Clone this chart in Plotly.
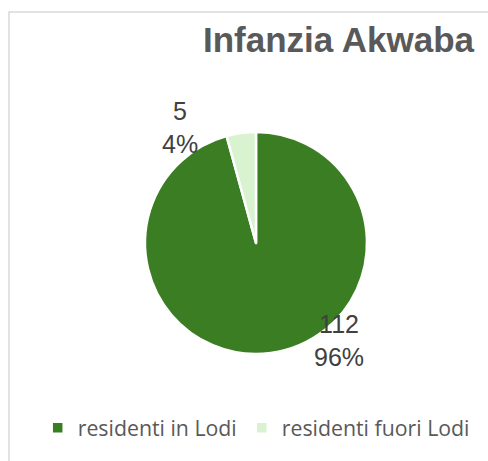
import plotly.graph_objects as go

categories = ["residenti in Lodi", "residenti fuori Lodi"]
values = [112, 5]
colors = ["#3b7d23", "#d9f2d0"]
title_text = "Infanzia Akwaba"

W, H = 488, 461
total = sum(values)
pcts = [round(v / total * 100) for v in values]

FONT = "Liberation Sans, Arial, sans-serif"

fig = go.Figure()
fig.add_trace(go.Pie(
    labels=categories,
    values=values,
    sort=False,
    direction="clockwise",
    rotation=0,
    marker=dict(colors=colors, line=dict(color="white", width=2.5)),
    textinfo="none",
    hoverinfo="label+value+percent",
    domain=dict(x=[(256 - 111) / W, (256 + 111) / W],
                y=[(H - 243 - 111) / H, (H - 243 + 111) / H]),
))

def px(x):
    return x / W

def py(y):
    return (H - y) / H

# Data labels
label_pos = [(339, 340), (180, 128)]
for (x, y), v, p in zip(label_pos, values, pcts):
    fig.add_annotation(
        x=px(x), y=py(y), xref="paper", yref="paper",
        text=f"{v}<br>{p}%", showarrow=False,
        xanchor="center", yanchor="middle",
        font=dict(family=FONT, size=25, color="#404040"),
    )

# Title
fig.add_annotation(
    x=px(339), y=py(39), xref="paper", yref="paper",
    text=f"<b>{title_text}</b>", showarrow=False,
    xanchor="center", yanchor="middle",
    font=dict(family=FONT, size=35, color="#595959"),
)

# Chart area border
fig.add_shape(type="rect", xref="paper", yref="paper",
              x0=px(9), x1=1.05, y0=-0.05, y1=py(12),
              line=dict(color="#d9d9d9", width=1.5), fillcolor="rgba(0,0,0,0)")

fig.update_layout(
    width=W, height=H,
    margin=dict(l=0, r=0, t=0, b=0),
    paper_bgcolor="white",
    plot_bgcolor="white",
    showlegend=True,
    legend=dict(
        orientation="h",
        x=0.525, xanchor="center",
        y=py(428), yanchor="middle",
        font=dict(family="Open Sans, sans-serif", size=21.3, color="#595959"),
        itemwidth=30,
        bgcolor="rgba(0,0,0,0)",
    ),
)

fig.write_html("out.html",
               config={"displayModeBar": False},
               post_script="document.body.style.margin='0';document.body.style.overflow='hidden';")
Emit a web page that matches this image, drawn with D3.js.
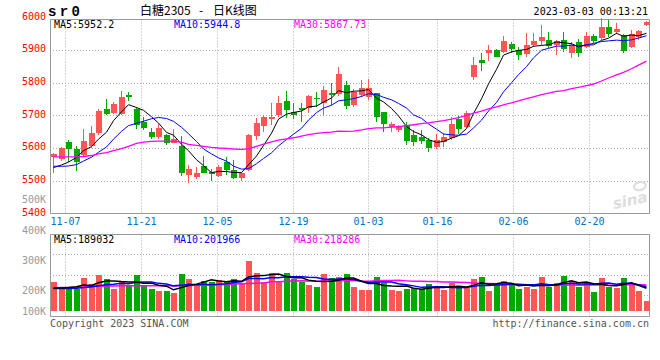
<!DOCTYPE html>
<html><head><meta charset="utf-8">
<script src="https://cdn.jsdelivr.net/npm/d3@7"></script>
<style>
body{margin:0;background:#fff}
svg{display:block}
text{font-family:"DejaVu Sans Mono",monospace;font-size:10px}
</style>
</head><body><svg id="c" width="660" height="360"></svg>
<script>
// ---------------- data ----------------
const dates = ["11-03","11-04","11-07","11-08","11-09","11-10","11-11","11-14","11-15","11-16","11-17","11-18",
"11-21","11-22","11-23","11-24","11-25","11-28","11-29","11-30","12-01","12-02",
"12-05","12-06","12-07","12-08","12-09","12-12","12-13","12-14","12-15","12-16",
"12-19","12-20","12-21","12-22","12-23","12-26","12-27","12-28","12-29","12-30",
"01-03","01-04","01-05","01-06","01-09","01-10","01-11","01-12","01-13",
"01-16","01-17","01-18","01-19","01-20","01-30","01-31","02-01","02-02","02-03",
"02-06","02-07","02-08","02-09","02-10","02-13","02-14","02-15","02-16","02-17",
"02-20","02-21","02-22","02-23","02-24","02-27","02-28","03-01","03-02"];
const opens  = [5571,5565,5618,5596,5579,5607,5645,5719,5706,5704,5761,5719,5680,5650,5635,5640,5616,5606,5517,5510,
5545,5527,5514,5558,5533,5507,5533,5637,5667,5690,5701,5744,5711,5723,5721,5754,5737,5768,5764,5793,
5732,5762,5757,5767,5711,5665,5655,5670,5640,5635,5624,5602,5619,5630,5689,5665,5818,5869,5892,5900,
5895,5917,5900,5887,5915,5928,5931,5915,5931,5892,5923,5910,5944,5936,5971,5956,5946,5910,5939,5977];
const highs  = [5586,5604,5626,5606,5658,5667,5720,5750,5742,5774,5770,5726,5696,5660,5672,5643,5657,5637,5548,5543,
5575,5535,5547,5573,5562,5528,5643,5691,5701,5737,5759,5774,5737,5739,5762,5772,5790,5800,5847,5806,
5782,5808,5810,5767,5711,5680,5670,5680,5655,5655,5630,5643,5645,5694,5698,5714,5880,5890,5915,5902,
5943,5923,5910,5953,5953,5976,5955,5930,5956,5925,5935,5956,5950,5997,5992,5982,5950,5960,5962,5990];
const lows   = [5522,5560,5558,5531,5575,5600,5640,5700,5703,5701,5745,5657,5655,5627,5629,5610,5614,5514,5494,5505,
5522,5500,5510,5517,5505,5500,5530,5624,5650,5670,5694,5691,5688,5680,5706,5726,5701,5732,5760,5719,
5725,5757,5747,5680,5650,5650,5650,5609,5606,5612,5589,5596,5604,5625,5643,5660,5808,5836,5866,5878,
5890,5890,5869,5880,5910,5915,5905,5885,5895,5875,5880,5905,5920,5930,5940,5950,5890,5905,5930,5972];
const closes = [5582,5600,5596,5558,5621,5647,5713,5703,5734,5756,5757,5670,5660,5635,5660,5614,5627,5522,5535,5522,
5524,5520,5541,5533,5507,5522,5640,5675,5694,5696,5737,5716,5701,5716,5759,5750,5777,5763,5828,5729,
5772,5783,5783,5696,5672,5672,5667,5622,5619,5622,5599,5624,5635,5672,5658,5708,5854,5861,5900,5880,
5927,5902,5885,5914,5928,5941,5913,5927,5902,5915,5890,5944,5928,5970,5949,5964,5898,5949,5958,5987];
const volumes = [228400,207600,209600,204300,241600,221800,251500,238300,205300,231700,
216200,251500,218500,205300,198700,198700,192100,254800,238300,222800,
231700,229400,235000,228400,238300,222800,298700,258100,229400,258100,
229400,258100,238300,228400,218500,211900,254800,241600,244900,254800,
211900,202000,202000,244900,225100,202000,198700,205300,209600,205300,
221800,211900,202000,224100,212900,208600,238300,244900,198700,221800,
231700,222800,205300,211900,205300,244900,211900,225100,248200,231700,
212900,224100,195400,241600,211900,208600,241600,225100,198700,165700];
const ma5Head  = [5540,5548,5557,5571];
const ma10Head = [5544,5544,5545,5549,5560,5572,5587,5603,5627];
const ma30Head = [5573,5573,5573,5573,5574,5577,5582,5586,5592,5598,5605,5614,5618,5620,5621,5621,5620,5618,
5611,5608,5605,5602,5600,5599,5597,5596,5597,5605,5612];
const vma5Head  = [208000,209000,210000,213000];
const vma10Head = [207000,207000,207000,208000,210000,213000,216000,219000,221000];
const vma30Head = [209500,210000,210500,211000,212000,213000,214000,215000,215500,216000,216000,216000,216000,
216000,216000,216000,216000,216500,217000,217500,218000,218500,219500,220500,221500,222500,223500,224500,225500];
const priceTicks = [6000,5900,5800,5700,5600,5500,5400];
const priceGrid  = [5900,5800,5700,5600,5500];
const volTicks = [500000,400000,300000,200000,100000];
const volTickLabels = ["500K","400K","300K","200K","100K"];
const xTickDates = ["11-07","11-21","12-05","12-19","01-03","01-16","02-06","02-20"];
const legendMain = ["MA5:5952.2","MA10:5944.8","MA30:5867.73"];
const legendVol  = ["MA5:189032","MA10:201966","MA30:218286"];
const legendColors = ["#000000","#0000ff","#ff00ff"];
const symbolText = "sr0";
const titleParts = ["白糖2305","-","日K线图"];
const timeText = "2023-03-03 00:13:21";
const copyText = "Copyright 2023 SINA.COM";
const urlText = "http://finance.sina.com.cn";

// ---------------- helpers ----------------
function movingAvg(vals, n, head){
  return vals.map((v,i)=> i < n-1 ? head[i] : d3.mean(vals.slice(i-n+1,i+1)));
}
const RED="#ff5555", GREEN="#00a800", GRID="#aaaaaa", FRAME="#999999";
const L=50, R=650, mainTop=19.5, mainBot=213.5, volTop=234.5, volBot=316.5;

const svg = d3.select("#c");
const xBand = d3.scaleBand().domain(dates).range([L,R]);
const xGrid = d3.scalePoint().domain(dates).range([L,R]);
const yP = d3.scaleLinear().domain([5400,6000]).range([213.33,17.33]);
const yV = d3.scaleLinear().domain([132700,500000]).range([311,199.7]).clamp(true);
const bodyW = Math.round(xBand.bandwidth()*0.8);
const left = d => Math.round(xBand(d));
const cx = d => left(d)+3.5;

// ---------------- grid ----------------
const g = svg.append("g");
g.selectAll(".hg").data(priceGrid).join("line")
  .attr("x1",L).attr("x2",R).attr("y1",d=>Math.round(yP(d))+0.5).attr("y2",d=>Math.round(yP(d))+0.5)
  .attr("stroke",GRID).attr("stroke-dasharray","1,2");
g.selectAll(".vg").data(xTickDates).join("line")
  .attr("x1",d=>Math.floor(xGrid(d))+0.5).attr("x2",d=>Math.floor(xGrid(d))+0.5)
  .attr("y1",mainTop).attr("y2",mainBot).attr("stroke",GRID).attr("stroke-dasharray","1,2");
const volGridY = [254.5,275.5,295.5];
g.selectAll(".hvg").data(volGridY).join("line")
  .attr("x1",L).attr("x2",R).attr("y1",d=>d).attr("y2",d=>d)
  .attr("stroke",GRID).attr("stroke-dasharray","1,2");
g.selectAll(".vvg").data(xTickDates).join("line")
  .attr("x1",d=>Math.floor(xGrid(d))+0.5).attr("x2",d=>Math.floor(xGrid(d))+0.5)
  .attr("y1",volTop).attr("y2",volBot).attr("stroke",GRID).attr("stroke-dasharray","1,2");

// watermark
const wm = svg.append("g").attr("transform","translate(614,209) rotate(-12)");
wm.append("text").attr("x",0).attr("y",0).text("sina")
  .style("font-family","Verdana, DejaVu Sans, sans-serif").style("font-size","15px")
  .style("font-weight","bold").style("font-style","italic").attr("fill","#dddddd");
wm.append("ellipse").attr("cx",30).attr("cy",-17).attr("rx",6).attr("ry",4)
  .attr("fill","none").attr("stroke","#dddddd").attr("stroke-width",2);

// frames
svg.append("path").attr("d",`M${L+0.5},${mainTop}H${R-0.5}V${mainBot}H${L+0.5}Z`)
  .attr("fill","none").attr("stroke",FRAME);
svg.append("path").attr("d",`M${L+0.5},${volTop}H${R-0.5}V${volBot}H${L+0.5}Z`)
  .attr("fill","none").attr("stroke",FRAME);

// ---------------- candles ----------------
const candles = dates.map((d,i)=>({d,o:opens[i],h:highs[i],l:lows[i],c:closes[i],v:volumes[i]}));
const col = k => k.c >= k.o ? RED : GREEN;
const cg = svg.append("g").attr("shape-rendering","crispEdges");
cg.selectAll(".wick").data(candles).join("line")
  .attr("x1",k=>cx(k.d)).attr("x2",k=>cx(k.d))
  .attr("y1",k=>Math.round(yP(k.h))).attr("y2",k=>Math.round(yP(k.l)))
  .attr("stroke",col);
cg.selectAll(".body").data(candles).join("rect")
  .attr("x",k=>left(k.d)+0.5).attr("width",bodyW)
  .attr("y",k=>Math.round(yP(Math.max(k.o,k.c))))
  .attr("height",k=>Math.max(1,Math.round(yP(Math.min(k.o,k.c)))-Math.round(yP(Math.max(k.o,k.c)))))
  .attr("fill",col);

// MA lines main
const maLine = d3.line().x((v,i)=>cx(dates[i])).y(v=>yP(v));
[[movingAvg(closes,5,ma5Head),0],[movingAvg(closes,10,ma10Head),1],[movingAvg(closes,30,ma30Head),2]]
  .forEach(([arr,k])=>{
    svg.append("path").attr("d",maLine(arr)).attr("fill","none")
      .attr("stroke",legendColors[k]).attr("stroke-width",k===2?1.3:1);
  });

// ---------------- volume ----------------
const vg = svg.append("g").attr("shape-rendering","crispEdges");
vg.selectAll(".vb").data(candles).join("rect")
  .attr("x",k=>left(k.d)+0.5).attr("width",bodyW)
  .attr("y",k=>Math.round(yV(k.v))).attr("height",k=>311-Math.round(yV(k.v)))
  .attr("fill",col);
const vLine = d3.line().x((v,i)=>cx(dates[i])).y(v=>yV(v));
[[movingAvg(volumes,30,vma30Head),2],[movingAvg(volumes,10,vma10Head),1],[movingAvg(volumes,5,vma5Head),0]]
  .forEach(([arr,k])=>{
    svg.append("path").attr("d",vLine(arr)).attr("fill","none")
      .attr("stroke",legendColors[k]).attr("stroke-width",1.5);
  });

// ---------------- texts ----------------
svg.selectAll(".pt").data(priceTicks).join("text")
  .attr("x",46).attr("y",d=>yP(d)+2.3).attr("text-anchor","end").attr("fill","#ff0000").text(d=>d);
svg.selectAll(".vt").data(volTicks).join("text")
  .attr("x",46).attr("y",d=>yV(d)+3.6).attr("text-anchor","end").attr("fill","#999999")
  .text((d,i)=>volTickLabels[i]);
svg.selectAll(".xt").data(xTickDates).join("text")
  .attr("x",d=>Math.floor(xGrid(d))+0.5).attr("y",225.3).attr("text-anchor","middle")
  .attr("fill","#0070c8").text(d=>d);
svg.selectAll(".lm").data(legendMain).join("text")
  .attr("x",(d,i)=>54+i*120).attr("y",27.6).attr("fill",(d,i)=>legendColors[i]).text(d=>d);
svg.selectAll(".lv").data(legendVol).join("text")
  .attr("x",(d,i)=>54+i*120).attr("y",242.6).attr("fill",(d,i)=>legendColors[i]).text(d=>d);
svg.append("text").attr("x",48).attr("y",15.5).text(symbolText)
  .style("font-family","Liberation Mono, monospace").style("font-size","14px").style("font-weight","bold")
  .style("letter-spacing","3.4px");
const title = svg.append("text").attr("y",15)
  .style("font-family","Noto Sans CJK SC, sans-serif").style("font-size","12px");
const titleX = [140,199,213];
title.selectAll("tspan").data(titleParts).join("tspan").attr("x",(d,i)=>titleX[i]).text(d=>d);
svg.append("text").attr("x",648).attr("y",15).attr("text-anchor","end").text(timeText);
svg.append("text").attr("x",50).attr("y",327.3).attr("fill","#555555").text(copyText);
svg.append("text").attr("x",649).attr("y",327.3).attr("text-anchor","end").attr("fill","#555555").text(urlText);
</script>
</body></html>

------------

→ **What the task requires**:
From the listing above, pick out every line containing "this".

→ **Solution**:
Clone this chart in Plotly.
Emit a web page that matches this image, drawn with D3.js.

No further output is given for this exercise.